I'm convinced the marvell chip is using a pcie "switch" internally to provide the three lanes rather than it genuinely having 3 lanes. I did find a datasheet somewhere which made me suspect this but I can't remember where (posted a link on gnubee google group i think) - https://groups.google.com/forum/#!topic/gnubee/5_nKjgmKSoY
Here are some tests I did that can hopefully give people things to compare to. I'm running a raid-5 array with bcache and btrfs. Bcache doesn't do anything for performance here, in fact is should do the opposite, but the main reason I'm using a GNUBEE is because I'm working on a solar-powered off-grid solution and I had hoped to be able to minimize power usage using it.
#Copying dev-zero into a ramdisk
traverseda@storage:~$ dd if=/dev/zero of=/tmp/ramdisk/test.img bs=10k count=10k
10240+0 records in
10240+0 records out
104857600 bytes (105 MB, 100 MiB) copied, 0.705581 s, 149 MB/s
#Copying dev-zero into dev-zero, this might be no-op?
traverseda@storage:~$ dd if=/dev/zero of=/dev/zero bs=10k count=10k
[ lines omitted for brevity from now on ]
104857600 bytes (105 MB, 100 MiB) copied, 0.0727784 s, 1.4 GB/s
#Copying dev-zero into the ext4 root partition, which is not part of any raid array or cache
# and is directly on an SSD
traverseda@storage:~$ dd if=/dev/zero of=~/test.img bs=10k count=10k
104857600 bytes (105 MB, 100 MiB) copied, 1.72939 s, 60.6 MB/s
#Copying dev-zero onto a raid array with 5 drives, plus bcache.
traverseda@storage:~$ dd if=/dev/zero of=/mnt/array/traverseda/test.img bs=10k count=10k
104857600 bytes (105 MB, 100 MiB) copied, 4.33028 s, 24.2 MB/s
# Real on-disk size of the file, since it's /dev/zero
traverseda@storage:~$ sudo compsize /mnt/array/traverseda/test.img
Type Perc Disk Usage Uncompressed Referenced
TOTAL 3% 3.1M 100M 100M
zstd 3% 3.1M 100M 100M
# Copying a randomly-generated file to /dev/zero, to ensure we get good performance
traverseda@storage:~$ dd if=/tmp/ramdisk/random.img of=/dev/zero bs=10k count=10k
104857600 bytes (105 MB, 100 MiB) copied, 0.662688 s, 158 MB/s
# Copying same to btrfs
dd if=/dev/urandom of=/mnt/array/traverseda/test.img bs=10k count=10k
104857600 bytes (105 MB, 100 MiB) copied, 8.40688 s, 12.5 MB/s
# Comparing compressed sizes...
traverseda@storage:~$ sudo compsize /mnt/array/traverseda/random.img
Type Perc Disk Usage Uncompressed Referenced
TOTAL 100% 98M 98M 98M
none 100% 98M 98M 98M
So you can see a few things here. One is that more CPU-intensive operations like compression actually speed up the file transfer, but not as much as you'd think. I push the CPU pretty hard with multiple layers of indirection and I actually get better performance on more compressible files. If I completely remove bcache I get exactly the same result as near as I can tell.

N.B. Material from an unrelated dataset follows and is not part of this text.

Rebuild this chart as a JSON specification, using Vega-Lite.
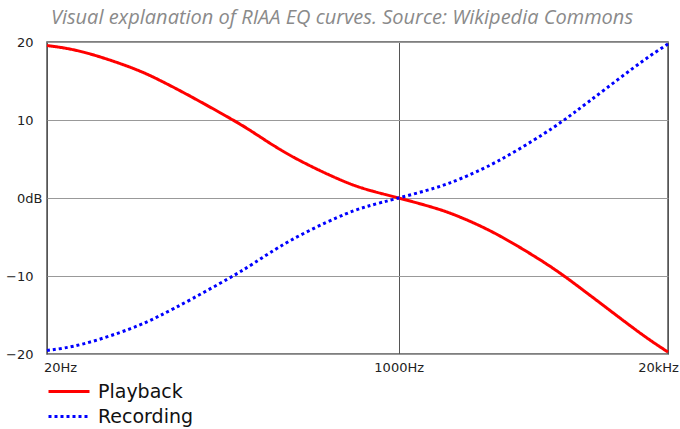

So a few interesting points
I get this on a Crucial 120GB BX500 sata SSD plugged in first slot, on a XFS filesystem, latest image:
root@gb1:/# uname -a
Linux gnubee 5.19.13+ #3 SMP Wed Oct 12 13:41:24 AEDT 2022 mips GNU/Linux
root@gb1:/# time dd if=/dev/zero of=/mnt/zeroed.bin bs=16k count=50000 conv=fdatasync
50000+0 records in
50000+0 records out
819200000 bytes (819 MB, 781 MiB) copied, 6.5946 s, 124 MB/s
real 0m6.942s
user 0m0.081s
sys 0m6.629s
I roughly tried various block sizes, 16k looks like the sweet spot...
This is probably more of a question as you seem to have more experience with hardware than I do (I am a programmer). I have been messing around with all the various raid combinations on the device (raid 0, 1 and 10) and no matter which raid combo I try I get the exact same write speed (about 72mbps) which I believe is the max write speed of the disks I am using (when used singularly)
So I tried a dd if=/dev/zero of=test bs=1M count=1000 on two threads to two of the drives and got the same combined write speed 72mbps (when you add the speeds together)
This got me scratching my head a bit. Is there only 1 6gbps lane all the ports are multiplexed through or is there something strange going on? I should have at least gotten above the write speed of a singular drive?
I have tried on old kernels too (like the original v3 kernel) and different debian distros (jessie/stretch and buster) and I think I am getting the same results.
Is there a hardware limitation I am missing or something?
On a side note, thanks for all your hard work! It has been inspiring for me playing with your tools and building the kernels etc.